One summer we went on holiday to the beautiful Isle of Wight, and  had such a great time I managed to forget these feelings for a week. On the long drive back to Wales, I started to feel like we were driving back to my troubles. I had a long time to think about it. I remember the exact moment it happened. We were stuck in traffic, I was looking at the clouds, when this idea came to me. What if you just didn't believe in him anymore? The usual voice in my head that would assert  this thought to my being a sinful wretch was simply too tired. I was tired. I was tired of constantly feeling unworthy or dirty.Maybe it wasn't me with the problem, but God.

Part Four - Full Blown Atheist

For a while I went around not believing but still sort of believing, because after all, how could you be angry with someone you didn't believe existed? But a weight had been lifted. I moved on and eventually never thought about religion at all, i was in my late teens and had better things to think about.
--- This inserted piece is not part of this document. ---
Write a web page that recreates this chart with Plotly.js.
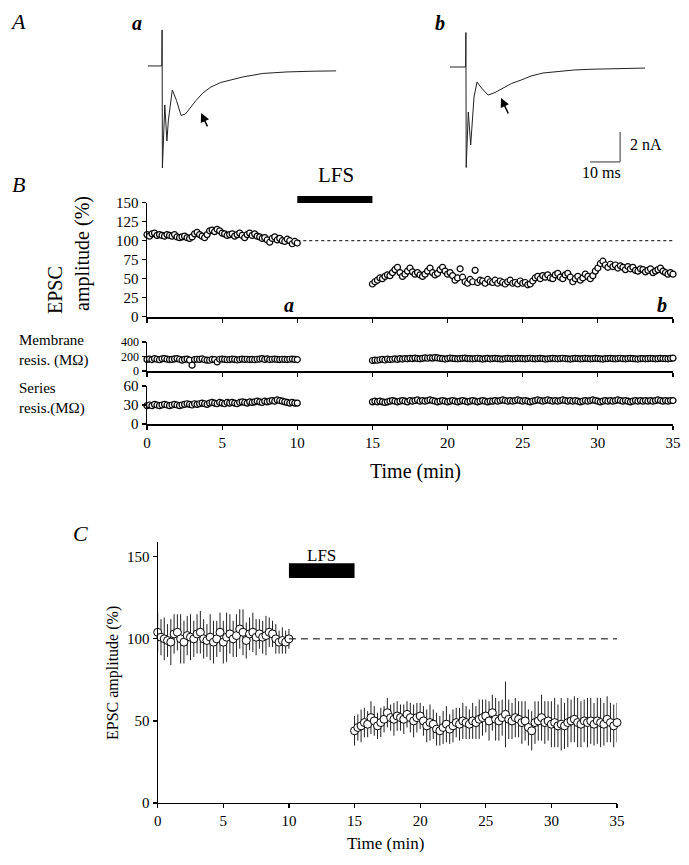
<!DOCTYPE html>
<html><head><meta charset="utf-8">
<script src="https://cdn.plot.ly/plotly-3.0.1.min.js"></script>
<style>html,body{margin:0;padding:0;background:#fff}#plot{width:689px;height:865px}</style>
</head><body><div id="plot"></div>
<script>
// ---------- Panel A traces (ms, nA) ----------
const traceA_t = [0,4.6,4.7,4.8,5.6,6.3,6.8,8.1,9.5,11.0,12.5,14.0,16.0,18.3,21,24.3,28,31.7,38.3,46.3,55,62.7];
const traceA_i = [0,0,2.4,-6.8,-2.6,-5.0,-3.6,-1.6,-2.3,-3.3,-3.2,-2.8,-2.3,-1.8,-1.4,-1.1,-0.9,-0.73,-0.5,-0.4,-0.35,-0.33];
const traceB_t = [0,5.2,5.3,5.4,6.1,6.9,8.0,9.0,10.5,12.7,15,17.8,20.5,23.7,27,31,36,41.3,47,53,65];
const traceB_i = [0,0,2.3,-6.7,-3.0,-5.2,-2.0,-1.0,-1.4,-1.87,-1.7,-1.4,-1.1,-0.87,-0.6,-0.4,-0.3,-0.2,-0.15,-0.13,-0.07];
const arrowA = [17.7,-3.13], arrowB = [17.0,-2.07];
const scaleMs = 10, scaleNA = 2;

// ---------- Panel B (single cell), sampled every 10 s ----------
const bStep = 1/6, bPreStart = 0, bPostStart = 15;
const epscPre = [108,106,109,110,107,108,107,106,108,107,
106,108,105,104,105,106,104,103,105,109,
111,108,106,104,108,113,114,112,115,113,
110,109,107,108,109,106,108,110,107,104,
108,110,107,109,106,105,103,104,101,98,
103,105,101,103,100,99,102,100,96,99,97];
const epscPost = [43,46,48,51,50,53,55,54,58,62,
65,58,53,56,60,64,59,56,58,55,
53,56,60,64,58,55,57,62,65,60,
56,58,54,48,51,63,52,46,44,49,
46,61,45,48,47,44,49,46,45,48,
44,47,45,43,46,48,44,45,43,47,
44,45,42,43,47,51,53,50,54,52,
55,51,50,55,57,52,50,55,57,52,
46,50,53,48,51,56,53,50,54,60,
64,70,73,68,65,69,66,68,64,67,
65,62,66,63,65,61,60,63,62,59,
61,63,58,60,62,64,60,58,56,58,56];
const memPre = [160,165,158,170,162,155,168,172,163,158,
160,166,171,162,150,160,165,150,80,158,
162,160,168,155,150,148,160,158,125,162,
165,160,155,158,163,160,152,158,165,160,
162,158,160,155,162,165,170,160,168,158,
162,165,160,158,162,160,158,162,165,160,158];
const memPost = [145,150,148,155,160,152,165,158,162,168,
160,170,165,172,168,175,170,178,172,168,
175,180,176,182,178,185,180,175,170,165,
172,178,175,170,168,172,175,178,172,170,
168,172,176,170,165,170,174,168,172,175,
170,168,165,170,174,172,168,170,175,172,
170,168,172,176,170,168,172,175,170,165,
168,172,175,170,168,172,176,170,168,165,
170,174,172,168,170,175,172,168,170,174,
172,168,165,170,172,175,170,168,172,176,
170,168,172,175,170,168,165,170,172,168,
170,174,172,168,170,175,172,170,168,174,178];
const serPre = [29,30,29,31,30,29,30,31,30,29,
30,31,30,29,30,31,32,31,30,32,
31,32,33,32,31,33,34,33,32,34,
33,32,34,33,34,33,32,34,35,34,
33,35,34,35,36,35,34,36,35,36,
37,36,38,37,36,35,34,33,34,33,33];
const serPost = [35,36,35,36,35,34,35,36,37,36,
35,36,37,36,35,37,36,37,38,36,
37,36,37,38,37,36,35,36,37,36,
35,36,37,36,35,36,37,36,35,36,
37,36,35,36,37,36,35,36,36,37,
36,37,38,37,36,37,36,37,38,37,
36,37,36,35,36,37,38,37,36,37,
38,37,36,37,36,37,38,37,36,37,
36,37,36,35,36,37,36,37,38,37,
36,35,36,37,36,37,36,37,38,37,
36,37,36,35,36,37,36,37,36,37,
36,37,36,37,38,37,36,37,36,37,37];

// ---------- Panel C (group mean ± SEM), sampled every 15 s ----------
const cStep = 0.25, cPreStart = 0, cPostStart = 15;
const cPre = [104,101,100,99,98,103,104,100,98,102,
101,100,103,104,100,99,101,98,100,104,
98,101,103,100,102,106,104,99,103,104,
101,103,101,102,104,103,100,98,99,98,100];
const cPreErr = [12,11,13,10,14,12,11,15,13,12,
14,11,12,13,12,10,14,13,11,12,
13,15,12,11,13,12,14,11,10,12,
11,9,10,12,9,8,9,7,8,7,6];
const cPost = [44,46,47,49,48,52,50,47,49,51,
55,52,51,53,52,51,54,52,50,52,
53,50,47,49,48,45,44,46,48,45,
47,49,48,50,49,48,50,49,51,52,
53,50,55,51,50,52,54,51,50,52,
51,49,50,46,44,49,50,52,49,50,
48,49,47,48,47,49,50,51,49,48,
50,49,50,48,50,49,48,51,49,47,49];
const cPostErr = [9,8,10,9,8,10,9,8,9,8,
9,8,10,9,8,9,8,9,10,9,
8,9,10,11,9,10,9,10,11,9,
10,9,10,11,10,9,11,10,12,11,
10,12,11,13,12,11,20,12,11,12,
11,13,12,11,12,13,12,14,13,12,
14,15,13,16,14,15,13,14,15,14,
13,15,14,13,14,15,13,14,12,13,12];

const lfs = [10, 15];
const baseline = 100;
const bTicks = [0,5,10,15,20,25,30,35];

function times(start, step, n){ const t=[]; for(let i=0;i<n;i++) t.push(start+i*step); return t; }

// ---------- layout helpers (pixel -> paper) ----------
const W=689, H=865;
const px = x => x/W, py = y => 1 - y/H;
const SERIF = 'Liberation Serif';

const bMarker = {symbol:'circle', size:6, color:'#fff', line:{color:'#000', width:1.2}};
const cMarker = {symbol:'circle', size:8, color:'#fff', line:{color:'#000', width:1}};

const traces = [
  {x:traceA_t, y:traceA_i, xaxis:'x', yaxis:'y', mode:'lines', line:{color:'#222', width:1}},
  {x:traceB_t, y:traceB_i, xaxis:'x2', yaxis:'y2', mode:'lines', line:{color:'#222', width:1}},
  {x:times(bPreStart,bStep,epscPre.length), y:epscPre, xaxis:'x3', yaxis:'y3', mode:'markers', marker:bMarker, cliponaxis:false},
  {x:times(bPostStart,bStep,epscPost.length), y:epscPost, xaxis:'x3', yaxis:'y3', mode:'markers', marker:bMarker, cliponaxis:false},
  {x:times(bPreStart,bStep,memPre.length), y:memPre, xaxis:'x4', yaxis:'y4', mode:'markers', marker:bMarker, cliponaxis:false},
  {x:times(bPostStart,bStep,memPost.length), y:memPost, xaxis:'x4', yaxis:'y4', mode:'markers', marker:bMarker, cliponaxis:false},
  {x:times(bPreStart,bStep,serPre.length), y:serPre, xaxis:'x5', yaxis:'y5', mode:'markers', marker:bMarker, cliponaxis:false},
  {x:times(bPostStart,bStep,serPost.length), y:serPost, xaxis:'x5', yaxis:'y5', mode:'markers', marker:bMarker, cliponaxis:false},
  {x:times(cPreStart,cStep,cPre.length), y:cPre, xaxis:'x6', yaxis:'y6', mode:'markers', marker:cMarker, cliponaxis:false,
   error_y:{type:'data', array:cPreErr, visible:true, thickness:1, width:0, color:'#222'}},
  {x:times(cPostStart,cStep,cPost.length), y:cPost, xaxis:'x6', yaxis:'y6', mode:'markers', marker:cMarker, cliponaxis:false,
   error_y:{type:'data', array:cPostErr, visible:true, thickness:1, width:0, color:'#222'}}
];

const hidden = {visible:false, fixedrange:true};
const axBase = {showgrid:false, zeroline:false, showline:true, linecolor:'#000', linewidth:1.5,
  ticks:'outside', ticklen:4, tickwidth:1.2, tickcolor:'#000',
  tickfont:{family:SERIF, size:15, color:'#000'}};

const bxDom = [px(147), px(673)];
const layout = {
  width:W, height:H, margin:{l:0,r:0,t:0,b:0}, paper_bgcolor:'#fff', plot_bgcolor:'rgba(0,0,0,0)',
  showlegend:false, font:{family:SERIF, color:'#000'},
  xaxis: Object.assign({}, hidden, {domain:[px(148),px(340)], range:[0,64], anchor:'y'}),
  yaxis: Object.assign({}, hidden, {domain:[py(175),py(25)], range:[-7.27,2.73], anchor:'x'}),
  xaxis2: Object.assign({}, hidden, {domain:[px(450),px(660)], range:[0,70], anchor:'y2'}),
  yaxis2: Object.assign({}, hidden, {domain:[py(175),py(25)], range:[-7.2,2.8], anchor:'x2'}),
  xaxis3: Object.assign({}, axBase, {domain:bxDom, range:[0,35], anchor:'y3', tickvals:bTicks, showticklabels:false, linewidth:2}),
  yaxis3: Object.assign({}, axBase, {domain:[py(316.7),py(202.7)], range:[0,150], anchor:'x3', tickvals:[0,25,50,75,100,125,150]}),
  xaxis4: Object.assign({}, axBase, {domain:bxDom, range:[0,35], anchor:'y4', tickvals:bTicks, showticklabels:false, linewidth:2}),
  yaxis4: Object.assign({}, axBase, {domain:[py(371),py(342)], range:[0,400], anchor:'x4', tickvals:[0,200,400],
    tickfont:{family:SERIF, size:12, color:'#000'}}),
  xaxis5: Object.assign({}, axBase, {domain:bxDom, range:[0,35], anchor:'y5', tickvals:bTicks}),
  yaxis5: Object.assign({}, axBase, {domain:[py(424),py(386)], range:[0,60], anchor:'x5', tickvals:[0,30,60]}),
  xaxis6: Object.assign({}, axBase, {domain:[px(157.7),px(617)], range:[0,35], anchor:'y6', tickvals:bTicks, linewidth:1.2}),
  yaxis6: Object.assign({}, axBase, {domain:[py(803),py(542)], range:[0,159], anchor:'x6', tickvals:[0,50,100,150], linewidth:1.2}),
  shapes: [
    {type:'rect', xref:'x3', yref:'paper', x0:lfs[0], x1:lfs[1], y0:py(203), y1:py(196), fillcolor:'#000', line:{width:0}},
    {type:'rect', xref:'x6', yref:'y6', x0:lfs[0], x1:lfs[1], y0:137, y1:146, fillcolor:'#000', line:{width:0}},
    {type:'line', xref:'x3', yref:'y3', x0:lfs[0], x1:35, y0:baseline, y1:baseline, line:{color:'#000', width:1, dash:'3px,3px'}},
    {type:'line', xref:'x6', yref:'y6', x0:lfs[0], x1:35, y0:baseline, y1:baseline, line:{color:'#000', width:1, dash:'7px,5px'}},
    {type:'line', xref:'x2', yref:'y2', x0:56.7-scaleMs, x1:56.7, y0:-6.33, y1:-6.33, line:{color:'#333', width:1}},
    {type:'line', xref:'x2', yref:'y2', x0:56.7, x1:56.7, y0:-6.33, y1:-6.33+scaleNA, line:{color:'#333', width:1}}
  ],
  annotations: []
};

function txt(text, x, y, size, opts){
  return Object.assign({text:text, xref:'paper', yref:'paper', x:px(x), y:py(y), showarrow:false,
    xanchor:'center', yanchor:'middle', font:{family:SERIF, size:size, color:'#000'}}, opts||{});
}
layout.annotations.push(
  txt('<i>A</i>', 18, 22, 22),
  txt('<i>B</i>', 18, 185, 22),
  txt('<i>C</i>', 80, 533, 22),
  txt('<b><i>a</i></b>', 137, 23, 20),
  txt('<b><i>b</i></b>', 440, 23, 20),
  txt('<b><i>a</i></b>', 289, 305, 20),
  txt('<b><i>b</i></b>', 662, 305, 20),
  txt('LFS', 336, 175, 21),
  txt('LFS', 321, 555, 17),
  txt('2 nA', 628, 145, 16, {xanchor:'left'}),
  txt('10 ms', 601, 173, 16),
  txt('EPSC', 55, 290, 20, {textangle:-90}),
  txt('amplitude (%)', 83, 254, 20, {textangle:-90}),
  txt('Membrane<br>resis. (MΩ)', 17, 351, 15, {xanchor:'left', align:'left'}),
  txt('Series<br>resis.(MΩ)', 17, 398, 15, {xanchor:'left', align:'left'}),
  txt('Time (min)', 415, 472, 20),
  txt('Time (min)', 385, 843, 17),
  txt('EPSC amplitude (%)', 113, 673, 16, {textangle:-90}),
  {x:arrowA[0], y:arrowA[1], xref:'x', yref:'y', showarrow:true, arrowhead:2, arrowsize:1.2, arrowwidth:1.5, arrowcolor:'#000', ax:7, ay:15, text:''},
  {x:arrowB[0], y:arrowB[1], xref:'x2', yref:'y2', showarrow:true, arrowhead:2, arrowsize:1.2, arrowwidth:1.5, arrowcolor:'#000', ax:8, ay:17, text:''}
);

Plotly.newPlot('plot', traces, layout, {staticPlot:true, displayModeBar:false});
</script></body></html>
Me and my group of friends were highly influenced by a very outspoken and funny woman, the mother of one of our friends. She was the one who made me re-examine my beliefs after all these years. When she asked me if I believed in god, I was struck with nervous energy, what if I gave the wrong answer and embarrassed myself in front of everyone? So I was just honest and said, "not really." Too my surprise all of my friends answered the same. She was pleased, and went on an amusing tirade about the horrors of organized faith. And the things she was saying matched what I had felt for a long time.

This was when I became a proper atheist. I didn't "not believe in god" because I simply didn't think about it or out of some childish resentment at an invisible boogeyman, I didn't believe in him because I just didn't anymore. It seemed silly. It contradicted almost every fact I learned from science lessons. Adults who believed in god seemed daft now, like thirteen year olds who still believe in Santa. Not long later 9/11 happened and I became all too aware that having faith is not the same as being a good person. When I went back to school I asked if I could be excused assemblies like the Muslims were, when asked why I told them, "I'm not a Christian either." They made me go anyway, they weren't going to fall for that old one. Of course I was a Christian, I was one of the white children.

So there it is. I took me so long to reflect on the different levels of faith I've had at different times in my life that I've forgotten why I wonted to write this blog in the first place. I just kept coming back and adding things I remembered for about six months til it was done, I've no idea what the point of telling this story was meant to be anymore. I hope you enjoyed it anyway.